In realtà, nessuno dei Gioielli della Corona che ammiriamo oggi risale effettivamente all’epoca di sant’Edoardo. Molti di questi oggetti, inclusa la corona, furono realizzati nel 1661 per Carlo II, per sostituire i regali medievali attribuiti al Confessore che erano stati distrutti nel 1649 dopo la decapitazione di Carlo I. La Sedia di sant’Edoardo, invece, fu fatta costruire nel 1300 da Edoardo I perché contenesse la Pietra del destino sottratta agli scozzesi. Prima della conclusione della cerimonia, però, Carlo III cingerà la corona imperiale, sormontata da una croce in cui splende lo zaffiro di sant’Edoardo, tradizionalmente identificato con la pietra incastonata nell’anello del santo re, prelevato dall’abate di Westminster in occasione della traslazione del 1163. Un gioiello dalla storia straordinaria.

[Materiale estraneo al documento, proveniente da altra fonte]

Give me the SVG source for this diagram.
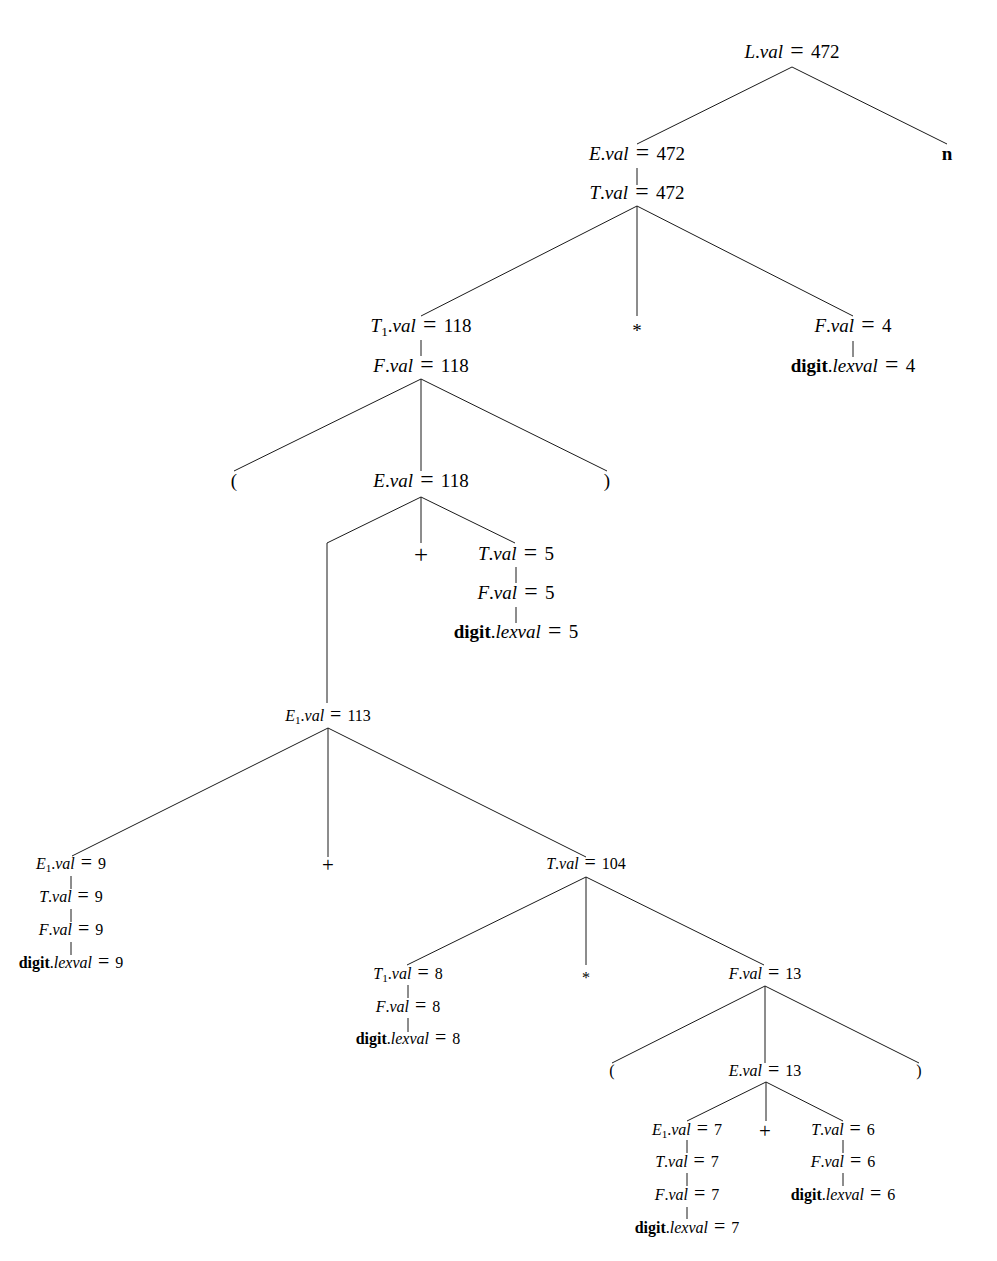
<svg xmlns="http://www.w3.org/2000/svg" width="997" height="1261" viewBox="0 0 997 1261">
<style>
  text { font-family: "Liberation Serif", "Times New Roman", serif; fill: #000; text-anchor: middle; }
  .lg { font-size: 19px; word-spacing: 2.5px; }
  .sm { font-size: 16px; word-spacing: 2px; }
  .i { font-style: italic; }
  .b { font-weight: bold; }
  .sub { font-size: 70%; }
  .eq { font-size: 125%; }
  .op-lg { font-size: 25px; }
  .op-sm { font-size: 21px; }
  #connectors line, #connectors path { stroke: #1a1a1a; stroke-width: 1; fill: none; }
</style>
<rect width="997" height="1261" fill="#fff"/>

<g id="connectors">
  <!-- L -> E, n -->
  <path d="M792 67 L637 144 M792 67 L947 144"/>
  <line x1="637" y1="168" x2="637" y2="185"/>
  <!-- T.val = 472 -->
  <path d="M637 206 L421 316 M637 206 V316 M637 206 L853 316"/>
  <line x1="421" y1="340" x2="421" y2="356"/>
  <line x1="853" y1="341" x2="853" y2="357"/>
  <!-- F.val = 118 -->
  <path d="M421 379 L234 471 M421 379 V471 M421 379 L607 471"/>
  <!-- E.val = 118 -->
  <path d="M421 497 L327 543 V703 M421 497 V543 M421 497 L515 543"/>
  <line x1="516" y1="567" x2="516" y2="583"/>
  <line x1="516" y1="607" x2="516" y2="623"/>
  <!-- E1.val = 113 -->
  <path d="M328 728 L72 856 M328 728 V857 M328 728 L586 857"/>
  <line x1="71" y1="876" x2="71" y2="889"/>
  <line x1="71" y1="909" x2="71" y2="922"/>
  <line x1="71" y1="942" x2="71" y2="955"/>
  <!-- T.val = 104 -->
  <path d="M586 877 L407 965 M586 877 V965 M586 877 L764 965"/>
  <line x1="408" y1="985" x2="408" y2="998"/>
  <line x1="408" y1="1018" x2="408" y2="1032"/>
  <!-- F.val = 13 -->
  <path d="M765 986 L612 1063 M765 986 V1063 M765 986 L919 1063"/>
  <!-- E.val = 13 -->
  <path d="M766 1082 L687 1121 M766 1082 V1121 M766 1082 L843 1121"/>
  <line x1="687" y1="1140" x2="687" y2="1153"/>
  <line x1="687" y1="1173" x2="687" y2="1186"/>
  <line x1="687" y1="1207" x2="687" y2="1219"/>
  <line x1="843" y1="1140" x2="843" y2="1153"/>
  <line x1="843" y1="1173" x2="843" y2="1186"/>
</g>

<!-- upper part of the tree -->
<g id="L-472"><text class="lg" x="792" y="58"><tspan class="i">L</tspan>.<tspan class="i">val</tspan> <tspan class="eq">=</tspan> 472</text></g>
<g id="E-472"><text class="lg" x="637" y="160"><tspan class="i">E</tspan>.<tspan class="i">val</tspan> <tspan class="eq">=</tspan> 472</text></g>
<g id="n"><text class="lg b" x="947" y="160">n</text></g>
<g id="T-472"><text class="lg" x="637" y="199"><tspan class="i">T</tspan>.<tspan class="i">val</tspan> <tspan class="eq">=</tspan> 472</text></g>
<g id="T1-118"><text class="lg" x="421" y="332"><tspan class="i">T</tspan><tspan class="sub" dy="3.5">1</tspan><tspan dy="-3.5">.</tspan><tspan class="i">val</tspan> <tspan class="eq">=</tspan> 118</text></g>
<g id="star-1"><text class="lg" x="637" y="337">*</text></g>
<g id="F-4"><text class="lg" x="853" y="332"><tspan class="i">F</tspan>.<tspan class="i">val</tspan> <tspan class="eq">=</tspan> 4</text></g>
<g id="F-118"><text class="lg" x="421" y="372"><tspan class="i">F</tspan>.<tspan class="i">val</tspan> <tspan class="eq">=</tspan> 118</text></g>
<g id="digit-4"><text class="lg" x="853" y="372"><tspan class="b">digit</tspan>.<tspan class="i">lexval</tspan> <tspan class="eq">=</tspan> 4</text></g>
<g id="lparen-1"><text class="lg" x="234" y="487">(</text></g>
<g id="E-118"><text class="lg" x="421" y="487"><tspan class="i">E</tspan>.<tspan class="i">val</tspan> <tspan class="eq">=</tspan> 118</text></g>
<g id="rparen-1"><text class="lg" x="607" y="487">)</text></g>
<g id="plus-1"><text class="op-lg" x="421" y="563">+</text></g>
<g id="T-5"><text class="lg" x="516" y="560"><tspan class="i">T</tspan>.<tspan class="i">val</tspan> <tspan class="eq">=</tspan> 5</text></g>
<g id="F-5"><text class="lg" x="516" y="599"><tspan class="i">F</tspan>.<tspan class="i">val</tspan> <tspan class="eq">=</tspan> 5</text></g>
<g id="digit-5"><text class="lg" x="516" y="638"><tspan class="b">digit</tspan>.<tspan class="i">lexval</tspan> <tspan class="eq">=</tspan> 5</text></g>

<!-- lower part of the tree -->
<g id="E1-113"><text class="sm" x="328" y="721"><tspan class="i">E</tspan><tspan class="sub" dy="3">1</tspan><tspan dy="-3">.</tspan><tspan class="i">val</tspan> <tspan class="eq">=</tspan> 113</text></g>
<g id="E1-9"><text class="sm" x="71" y="869"><tspan class="i">E</tspan><tspan class="sub" dy="3">1</tspan><tspan dy="-3">.</tspan><tspan class="i">val</tspan> <tspan class="eq">=</tspan> 9</text></g>
<g id="T-9"><text class="sm" x="71" y="902"><tspan class="i">T</tspan>.<tspan class="i">val</tspan> <tspan class="eq">=</tspan> 9</text></g>
<g id="F-9"><text class="sm" x="71" y="935"><tspan class="i">F</tspan>.<tspan class="i">val</tspan> <tspan class="eq">=</tspan> 9</text></g>
<g id="digit-9"><text class="sm" x="71" y="968"><tspan class="b">digit</tspan>.<tspan class="i">lexval</tspan> <tspan class="eq">=</tspan> 9</text></g>
<g id="plus-2"><text class="op-sm" x="328" y="871.5">+</text></g>
<g id="T-104"><text class="sm" x="586" y="869"><tspan class="i">T</tspan>.<tspan class="i">val</tspan> <tspan class="eq">=</tspan> 104</text></g>
<g id="T1-8"><text class="sm" x="408" y="979"><tspan class="i">T</tspan><tspan class="sub" dy="3">1</tspan><tspan dy="-3">.</tspan><tspan class="i">val</tspan> <tspan class="eq">=</tspan> 8</text></g>
<g id="star-2"><text class="sm" x="586" y="983">*</text></g>
<g id="F-13"><text class="sm" x="765" y="979"><tspan class="i">F</tspan>.<tspan class="i">val</tspan> <tspan class="eq">=</tspan> 13</text></g>
<g id="F-8"><text class="sm" x="408" y="1012"><tspan class="i">F</tspan>.<tspan class="i">val</tspan> <tspan class="eq">=</tspan> 8</text></g>
<g id="digit-8"><text class="sm" x="408" y="1044"><tspan class="b">digit</tspan>.<tspan class="i">lexval</tspan> <tspan class="eq">=</tspan> 8</text></g>
<g id="lparen-2"><text class="sm" x="612" y="1076">(</text></g>
<g id="E-13"><text class="sm" x="765" y="1076"><tspan class="i">E</tspan>.<tspan class="i">val</tspan> <tspan class="eq">=</tspan> 13</text></g>
<g id="rparen-2"><text class="sm" x="919" y="1076">)</text></g>
<g id="E1-7"><text class="sm" x="687" y="1135"><tspan class="i">E</tspan><tspan class="sub" dy="3">1</tspan><tspan dy="-3">.</tspan><tspan class="i">val</tspan> <tspan class="eq">=</tspan> 7</text></g>
<g id="plus-3"><text class="op-sm" x="765" y="1137.5">+</text></g>
<g id="T-6"><text class="sm" x="843" y="1135"><tspan class="i">T</tspan>.<tspan class="i">val</tspan> <tspan class="eq">=</tspan> 6</text></g>
<g id="T-7"><text class="sm" x="687" y="1167"><tspan class="i">T</tspan>.<tspan class="i">val</tspan> <tspan class="eq">=</tspan> 7</text></g>
<g id="F-6"><text class="sm" x="843" y="1167"><tspan class="i">F</tspan>.<tspan class="i">val</tspan> <tspan class="eq">=</tspan> 6</text></g>
<g id="F-7"><text class="sm" x="687" y="1200"><tspan class="i">F</tspan>.<tspan class="i">val</tspan> <tspan class="eq">=</tspan> 7</text></g>
<g id="digit-6"><text class="sm" x="843" y="1200"><tspan class="b">digit</tspan>.<tspan class="i">lexval</tspan> <tspan class="eq">=</tspan> 6</text></g>
<g id="digit-7"><text class="sm" x="687" y="1233"><tspan class="b">digit</tspan>.<tspan class="i">lexval</tspan> <tspan class="eq">=</tspan> 7</text></g>
</svg>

Secondo la leggenda, infatti, Edoardo lo donò nientemeno che a san Giovanni Evangelista, apparsogli in veste di mendicante, e anni dopo fu recuperato da due pellegrini inglesi smarritisi in Terrasanta, che dopo tanto errare e risalendo l’Eufrate avevano raggiunto una città dalle mura dorate e coperte di pietre preziose, dove incontrarono proprio l’Evangelista. Ancora nel ‘400 a Westminster si poteva ammirare l’anello «che rimase per sette anni in Paradiso». A quel punto, però, il pio Edoardo aveva già ceduto il posto a un patrono tutt’altro che inglese ma decisamente più combattivo: quel san Giorgio che sarebbe stato capace di propiziare la vittoria contro i Francesi nella battaglia di Azincourt.